COVVHA members went through a short process requiring them to write their own Agent Orange story, become knowledgeable about the history of the chemical herbicide Agent Orange , and current benefits available to children of female Vietnam Veterans (18 + birth defects recognized) and children of Male Vietnam Veterans (one, Spina Bifida, not occulta). They used the information to write a 15 minute speech. Many will be speaking publicly for the first time about their experiences as an Agent Orange survivor. When the COVVHA member completed the necessary requirements, they became COVVHA Certified Speakers. This event is starting the groundwork for a nationwide speaker’s bureau where organizations interested in having an Agent Orange speaker at their event or meeting will be able to find someone locally. Several COVVHA members wrote speeches, but are too ill to travel. Their speeches were sent to MAM local events that requested a speaker, but did not have a local COVVHA member.

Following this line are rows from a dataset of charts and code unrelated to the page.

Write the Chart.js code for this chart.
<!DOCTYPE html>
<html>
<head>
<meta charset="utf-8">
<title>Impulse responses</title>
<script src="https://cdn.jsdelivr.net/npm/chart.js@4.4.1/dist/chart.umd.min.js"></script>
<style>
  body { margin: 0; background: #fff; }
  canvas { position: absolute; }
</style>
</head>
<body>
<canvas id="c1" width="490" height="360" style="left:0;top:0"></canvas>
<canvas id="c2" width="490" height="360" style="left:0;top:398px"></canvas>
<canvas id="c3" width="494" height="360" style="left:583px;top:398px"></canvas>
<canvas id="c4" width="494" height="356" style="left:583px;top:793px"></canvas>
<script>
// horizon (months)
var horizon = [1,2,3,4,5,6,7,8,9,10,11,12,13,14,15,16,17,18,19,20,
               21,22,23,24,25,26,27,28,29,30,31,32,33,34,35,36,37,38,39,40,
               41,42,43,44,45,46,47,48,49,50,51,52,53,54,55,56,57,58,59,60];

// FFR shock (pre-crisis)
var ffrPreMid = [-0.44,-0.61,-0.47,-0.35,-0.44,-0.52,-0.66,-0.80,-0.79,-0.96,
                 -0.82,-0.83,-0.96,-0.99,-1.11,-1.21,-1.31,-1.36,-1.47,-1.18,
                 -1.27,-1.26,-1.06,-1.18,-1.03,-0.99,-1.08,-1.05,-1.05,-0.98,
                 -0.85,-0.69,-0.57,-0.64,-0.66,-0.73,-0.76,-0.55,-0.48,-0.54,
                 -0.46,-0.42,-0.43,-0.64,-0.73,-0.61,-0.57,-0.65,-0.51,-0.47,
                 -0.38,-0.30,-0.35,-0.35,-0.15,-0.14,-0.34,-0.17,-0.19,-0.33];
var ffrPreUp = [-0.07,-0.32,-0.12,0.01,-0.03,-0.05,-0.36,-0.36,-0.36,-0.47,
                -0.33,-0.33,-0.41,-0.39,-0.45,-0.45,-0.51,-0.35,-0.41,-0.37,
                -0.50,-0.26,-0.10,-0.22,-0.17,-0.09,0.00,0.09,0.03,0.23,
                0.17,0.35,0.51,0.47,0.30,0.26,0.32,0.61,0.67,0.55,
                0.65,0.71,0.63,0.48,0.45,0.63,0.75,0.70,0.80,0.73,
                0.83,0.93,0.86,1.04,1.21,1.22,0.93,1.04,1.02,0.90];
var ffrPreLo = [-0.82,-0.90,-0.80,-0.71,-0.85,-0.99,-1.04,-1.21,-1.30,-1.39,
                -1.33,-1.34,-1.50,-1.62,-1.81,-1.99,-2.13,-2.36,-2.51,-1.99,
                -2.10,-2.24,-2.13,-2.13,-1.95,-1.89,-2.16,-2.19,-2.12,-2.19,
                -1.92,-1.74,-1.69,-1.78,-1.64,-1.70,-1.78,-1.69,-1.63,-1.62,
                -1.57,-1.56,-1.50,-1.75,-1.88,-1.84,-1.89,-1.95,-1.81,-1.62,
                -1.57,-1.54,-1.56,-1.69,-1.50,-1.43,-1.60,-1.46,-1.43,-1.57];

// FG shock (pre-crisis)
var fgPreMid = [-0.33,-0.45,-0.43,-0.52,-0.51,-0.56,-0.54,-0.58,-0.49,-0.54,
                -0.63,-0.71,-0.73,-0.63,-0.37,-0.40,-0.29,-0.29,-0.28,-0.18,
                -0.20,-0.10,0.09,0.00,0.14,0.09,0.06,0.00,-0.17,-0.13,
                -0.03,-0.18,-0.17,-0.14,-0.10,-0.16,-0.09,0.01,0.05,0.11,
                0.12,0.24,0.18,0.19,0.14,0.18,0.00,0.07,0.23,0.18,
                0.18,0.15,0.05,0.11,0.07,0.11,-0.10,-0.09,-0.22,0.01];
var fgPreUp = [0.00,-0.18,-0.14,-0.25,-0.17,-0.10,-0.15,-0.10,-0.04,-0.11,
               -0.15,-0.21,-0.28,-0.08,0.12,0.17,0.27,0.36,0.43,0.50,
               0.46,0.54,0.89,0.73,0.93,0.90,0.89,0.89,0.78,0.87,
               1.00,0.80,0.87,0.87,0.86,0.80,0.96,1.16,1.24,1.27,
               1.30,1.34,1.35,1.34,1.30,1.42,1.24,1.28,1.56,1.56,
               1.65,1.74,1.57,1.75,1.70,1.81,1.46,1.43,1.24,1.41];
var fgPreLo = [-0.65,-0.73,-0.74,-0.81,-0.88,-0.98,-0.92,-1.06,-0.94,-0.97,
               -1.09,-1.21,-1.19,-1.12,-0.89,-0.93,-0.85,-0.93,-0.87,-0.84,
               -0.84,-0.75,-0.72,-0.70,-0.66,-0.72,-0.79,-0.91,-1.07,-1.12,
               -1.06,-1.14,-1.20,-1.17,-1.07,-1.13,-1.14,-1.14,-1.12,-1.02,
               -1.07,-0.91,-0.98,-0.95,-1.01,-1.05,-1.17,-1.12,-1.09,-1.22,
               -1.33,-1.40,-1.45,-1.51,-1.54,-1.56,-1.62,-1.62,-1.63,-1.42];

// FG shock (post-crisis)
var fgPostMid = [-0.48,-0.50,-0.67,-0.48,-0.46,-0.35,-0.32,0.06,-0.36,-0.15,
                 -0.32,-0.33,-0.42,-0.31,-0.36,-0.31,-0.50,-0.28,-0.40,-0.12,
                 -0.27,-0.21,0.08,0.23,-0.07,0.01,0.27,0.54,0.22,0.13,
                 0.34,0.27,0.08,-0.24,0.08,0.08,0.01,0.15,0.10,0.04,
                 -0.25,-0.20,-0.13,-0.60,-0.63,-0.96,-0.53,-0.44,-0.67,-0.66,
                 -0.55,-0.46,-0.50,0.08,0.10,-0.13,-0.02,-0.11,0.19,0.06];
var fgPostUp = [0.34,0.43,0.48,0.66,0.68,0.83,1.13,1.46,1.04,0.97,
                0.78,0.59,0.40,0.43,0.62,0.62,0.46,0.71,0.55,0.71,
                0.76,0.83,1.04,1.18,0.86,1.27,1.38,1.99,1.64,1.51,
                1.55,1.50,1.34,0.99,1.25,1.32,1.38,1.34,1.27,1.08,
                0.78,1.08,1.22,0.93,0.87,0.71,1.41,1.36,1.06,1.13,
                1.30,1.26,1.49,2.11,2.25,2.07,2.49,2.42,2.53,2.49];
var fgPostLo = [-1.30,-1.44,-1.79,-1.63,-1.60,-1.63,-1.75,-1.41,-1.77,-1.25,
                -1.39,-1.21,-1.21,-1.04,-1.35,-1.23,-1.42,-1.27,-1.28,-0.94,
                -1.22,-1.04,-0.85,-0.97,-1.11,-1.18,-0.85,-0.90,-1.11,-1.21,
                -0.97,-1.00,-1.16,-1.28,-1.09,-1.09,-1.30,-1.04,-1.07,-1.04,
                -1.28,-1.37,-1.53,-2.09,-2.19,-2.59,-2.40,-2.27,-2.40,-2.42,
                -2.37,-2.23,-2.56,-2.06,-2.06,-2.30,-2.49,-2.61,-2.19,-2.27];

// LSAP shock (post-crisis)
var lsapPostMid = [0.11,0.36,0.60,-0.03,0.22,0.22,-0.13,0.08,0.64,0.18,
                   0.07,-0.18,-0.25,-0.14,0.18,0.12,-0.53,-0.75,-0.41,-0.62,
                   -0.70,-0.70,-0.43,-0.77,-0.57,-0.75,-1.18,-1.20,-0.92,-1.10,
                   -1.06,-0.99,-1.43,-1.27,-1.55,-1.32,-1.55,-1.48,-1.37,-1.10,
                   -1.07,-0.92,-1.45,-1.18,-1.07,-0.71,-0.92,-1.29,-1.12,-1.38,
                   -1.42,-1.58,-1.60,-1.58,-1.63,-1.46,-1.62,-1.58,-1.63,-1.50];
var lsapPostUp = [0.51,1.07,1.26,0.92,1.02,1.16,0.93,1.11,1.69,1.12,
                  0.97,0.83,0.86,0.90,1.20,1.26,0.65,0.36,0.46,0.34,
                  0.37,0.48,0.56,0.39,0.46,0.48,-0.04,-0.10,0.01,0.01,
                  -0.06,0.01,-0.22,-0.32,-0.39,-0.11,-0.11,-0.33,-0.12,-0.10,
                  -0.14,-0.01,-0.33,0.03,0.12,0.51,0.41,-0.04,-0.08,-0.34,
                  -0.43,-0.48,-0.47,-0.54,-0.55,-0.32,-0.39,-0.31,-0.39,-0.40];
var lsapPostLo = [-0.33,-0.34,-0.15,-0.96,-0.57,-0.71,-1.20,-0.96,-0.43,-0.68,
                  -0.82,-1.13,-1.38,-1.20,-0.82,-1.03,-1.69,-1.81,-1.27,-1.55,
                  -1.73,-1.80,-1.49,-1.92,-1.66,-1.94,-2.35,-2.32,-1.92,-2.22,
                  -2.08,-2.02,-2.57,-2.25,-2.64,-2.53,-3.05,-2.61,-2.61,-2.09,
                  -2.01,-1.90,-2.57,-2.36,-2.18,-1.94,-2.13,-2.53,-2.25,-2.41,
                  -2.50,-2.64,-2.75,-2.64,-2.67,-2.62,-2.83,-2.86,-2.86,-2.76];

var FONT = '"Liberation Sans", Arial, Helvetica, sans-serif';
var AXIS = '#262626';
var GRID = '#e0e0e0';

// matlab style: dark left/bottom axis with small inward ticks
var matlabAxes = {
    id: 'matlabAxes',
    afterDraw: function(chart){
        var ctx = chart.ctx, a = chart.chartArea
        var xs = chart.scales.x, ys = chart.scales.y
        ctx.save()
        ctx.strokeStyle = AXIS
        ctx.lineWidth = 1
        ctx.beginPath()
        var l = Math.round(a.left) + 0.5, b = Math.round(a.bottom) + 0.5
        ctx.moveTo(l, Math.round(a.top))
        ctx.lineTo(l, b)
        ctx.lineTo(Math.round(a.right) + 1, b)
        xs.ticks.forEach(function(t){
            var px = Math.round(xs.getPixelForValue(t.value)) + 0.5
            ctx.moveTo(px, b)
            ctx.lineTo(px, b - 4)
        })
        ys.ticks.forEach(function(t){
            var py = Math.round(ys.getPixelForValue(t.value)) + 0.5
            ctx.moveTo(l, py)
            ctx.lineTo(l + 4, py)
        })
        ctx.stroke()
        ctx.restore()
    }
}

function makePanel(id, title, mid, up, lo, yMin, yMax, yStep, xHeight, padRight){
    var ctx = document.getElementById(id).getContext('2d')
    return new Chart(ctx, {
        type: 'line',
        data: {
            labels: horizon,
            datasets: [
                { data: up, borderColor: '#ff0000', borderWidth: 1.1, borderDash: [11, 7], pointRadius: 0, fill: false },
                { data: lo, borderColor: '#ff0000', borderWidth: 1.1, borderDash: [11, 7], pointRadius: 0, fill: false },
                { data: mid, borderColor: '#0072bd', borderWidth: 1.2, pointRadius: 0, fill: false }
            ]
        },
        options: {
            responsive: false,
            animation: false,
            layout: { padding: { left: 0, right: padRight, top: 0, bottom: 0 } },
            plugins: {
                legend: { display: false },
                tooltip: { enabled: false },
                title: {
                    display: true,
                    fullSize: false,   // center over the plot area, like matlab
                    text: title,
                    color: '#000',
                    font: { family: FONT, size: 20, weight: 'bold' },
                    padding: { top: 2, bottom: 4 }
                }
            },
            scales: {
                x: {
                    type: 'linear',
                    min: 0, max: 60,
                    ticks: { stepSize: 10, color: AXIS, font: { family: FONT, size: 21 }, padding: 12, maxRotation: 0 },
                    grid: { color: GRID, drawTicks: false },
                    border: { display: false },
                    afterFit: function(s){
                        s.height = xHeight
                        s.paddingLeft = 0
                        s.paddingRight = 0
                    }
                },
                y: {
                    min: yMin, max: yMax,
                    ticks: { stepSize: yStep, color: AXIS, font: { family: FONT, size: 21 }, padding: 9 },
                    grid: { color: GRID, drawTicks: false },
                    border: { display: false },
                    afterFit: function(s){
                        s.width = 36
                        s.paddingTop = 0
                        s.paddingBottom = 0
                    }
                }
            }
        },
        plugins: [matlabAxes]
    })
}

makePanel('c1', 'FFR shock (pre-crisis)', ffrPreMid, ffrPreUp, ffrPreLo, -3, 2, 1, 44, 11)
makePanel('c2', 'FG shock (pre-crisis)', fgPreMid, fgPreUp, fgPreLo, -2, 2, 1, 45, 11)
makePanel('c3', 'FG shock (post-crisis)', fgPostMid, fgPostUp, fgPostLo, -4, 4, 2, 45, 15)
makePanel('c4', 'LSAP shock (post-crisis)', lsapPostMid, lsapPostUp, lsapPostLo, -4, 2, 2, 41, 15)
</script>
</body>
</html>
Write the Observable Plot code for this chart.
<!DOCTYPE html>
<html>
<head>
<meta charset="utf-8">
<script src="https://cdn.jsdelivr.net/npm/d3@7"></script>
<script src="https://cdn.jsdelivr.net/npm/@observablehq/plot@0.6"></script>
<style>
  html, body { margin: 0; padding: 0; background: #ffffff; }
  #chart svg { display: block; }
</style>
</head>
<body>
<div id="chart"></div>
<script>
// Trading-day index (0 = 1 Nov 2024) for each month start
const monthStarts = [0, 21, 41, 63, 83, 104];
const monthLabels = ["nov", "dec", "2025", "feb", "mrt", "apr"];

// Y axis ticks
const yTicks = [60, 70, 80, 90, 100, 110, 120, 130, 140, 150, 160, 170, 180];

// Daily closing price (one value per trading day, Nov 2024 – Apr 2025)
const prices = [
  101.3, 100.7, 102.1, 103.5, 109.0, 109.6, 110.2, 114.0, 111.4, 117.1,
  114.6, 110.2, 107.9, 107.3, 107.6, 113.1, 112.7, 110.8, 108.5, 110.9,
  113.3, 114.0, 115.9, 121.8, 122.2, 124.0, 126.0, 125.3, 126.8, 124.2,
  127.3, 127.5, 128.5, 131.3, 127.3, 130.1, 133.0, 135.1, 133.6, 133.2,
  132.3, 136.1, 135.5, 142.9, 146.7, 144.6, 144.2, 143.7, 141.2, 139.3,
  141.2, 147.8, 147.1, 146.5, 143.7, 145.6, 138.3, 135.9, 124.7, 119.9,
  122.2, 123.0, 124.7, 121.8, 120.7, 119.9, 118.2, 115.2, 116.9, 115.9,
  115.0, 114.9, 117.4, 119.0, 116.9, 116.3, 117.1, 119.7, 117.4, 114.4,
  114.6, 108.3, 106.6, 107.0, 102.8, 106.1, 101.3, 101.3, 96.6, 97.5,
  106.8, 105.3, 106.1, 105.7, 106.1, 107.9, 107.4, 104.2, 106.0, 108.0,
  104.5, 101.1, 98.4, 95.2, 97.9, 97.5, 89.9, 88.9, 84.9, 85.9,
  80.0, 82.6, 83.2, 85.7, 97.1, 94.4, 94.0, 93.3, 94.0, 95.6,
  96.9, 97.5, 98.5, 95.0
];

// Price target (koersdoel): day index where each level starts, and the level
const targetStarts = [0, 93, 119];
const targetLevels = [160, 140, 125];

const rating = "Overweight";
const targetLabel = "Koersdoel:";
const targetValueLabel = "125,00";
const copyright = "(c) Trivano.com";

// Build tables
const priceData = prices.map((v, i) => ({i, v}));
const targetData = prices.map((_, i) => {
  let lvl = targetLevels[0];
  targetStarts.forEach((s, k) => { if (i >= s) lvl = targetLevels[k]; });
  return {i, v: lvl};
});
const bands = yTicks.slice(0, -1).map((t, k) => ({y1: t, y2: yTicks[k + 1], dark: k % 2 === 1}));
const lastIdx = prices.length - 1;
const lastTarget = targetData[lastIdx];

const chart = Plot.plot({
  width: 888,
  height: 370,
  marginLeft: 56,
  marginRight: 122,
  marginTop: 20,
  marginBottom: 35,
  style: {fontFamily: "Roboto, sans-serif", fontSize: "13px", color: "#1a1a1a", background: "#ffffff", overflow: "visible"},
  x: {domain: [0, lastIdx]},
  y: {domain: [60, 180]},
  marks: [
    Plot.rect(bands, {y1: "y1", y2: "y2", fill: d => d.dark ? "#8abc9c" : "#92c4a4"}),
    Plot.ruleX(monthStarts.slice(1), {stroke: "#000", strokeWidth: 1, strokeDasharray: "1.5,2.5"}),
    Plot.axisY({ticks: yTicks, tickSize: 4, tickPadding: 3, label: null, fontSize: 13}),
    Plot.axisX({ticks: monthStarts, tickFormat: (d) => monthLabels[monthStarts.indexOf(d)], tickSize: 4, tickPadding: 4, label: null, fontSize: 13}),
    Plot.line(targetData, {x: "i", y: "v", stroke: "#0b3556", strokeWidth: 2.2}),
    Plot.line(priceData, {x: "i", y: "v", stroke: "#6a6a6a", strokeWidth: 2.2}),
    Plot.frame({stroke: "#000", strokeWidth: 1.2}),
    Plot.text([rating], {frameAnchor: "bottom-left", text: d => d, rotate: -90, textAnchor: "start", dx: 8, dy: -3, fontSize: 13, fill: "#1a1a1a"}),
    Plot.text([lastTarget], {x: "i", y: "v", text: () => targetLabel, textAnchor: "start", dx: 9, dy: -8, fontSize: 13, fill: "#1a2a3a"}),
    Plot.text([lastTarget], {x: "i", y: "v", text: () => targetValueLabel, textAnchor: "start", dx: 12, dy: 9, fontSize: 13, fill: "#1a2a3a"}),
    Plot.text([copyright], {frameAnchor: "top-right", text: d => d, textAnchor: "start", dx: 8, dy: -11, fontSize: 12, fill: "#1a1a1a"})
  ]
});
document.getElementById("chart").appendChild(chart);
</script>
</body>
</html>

Some of the illnesses children of Vietnam Veterans are suffering from in large numbers include, auto immune diseases, spinal problems, endocrine disorders, cancers, muscle skeletal problems, fertility issues and mental illness. COVVHA has a large private support community made up of only children of Vietnam Veterans to connect members with each other so they can finally know they are not alone. Agent Orange has left many families grieving through the five decades since the beginning of chemical spraying in Vietnam in 1961. Currently, the U.S. Department of Veterans Affairs recognizes 14 different illnesses and cancers as presumptive and compensated illnesses for Vietnam Veterans. Any Vietnam Veteran who was in Vietnam anytime between January 9, 1962 and May 7, 1975, including brief visits, or service aboard a ship that operated on the inland waterways has been presumed as exposed to Agent Orange. A veteran may also be eligible if they served along the Korean DMZ between April 1, 1968 and August 31, 1971. Some of the presumed illnesses Veterans can file for, include Type II Diabetes, Hodgkin’s Disease, Prostate Cancer, Ischemic Heart Disease and others. Please contact a local service officer to file a claim for disability, and or survivor benefits. A veteran or family member may reach out to the Vietnam Veterans of America, Disabled American Veterans, The American Legion, or a county service officer to file a claim.
So when your thoughts return to fall and the color orange, remember the children and grandchildren of Vietnam Veterans who continue to fight a war they weren’t drafted for or signed up for. The innocent ones who have been maimed and forgotten, who as adults must now stand up and speak out or continue to be denied until they die like many of their fathers before them. October is Agent Orange Awareness Month; please support those trying to make a difference in their own lives.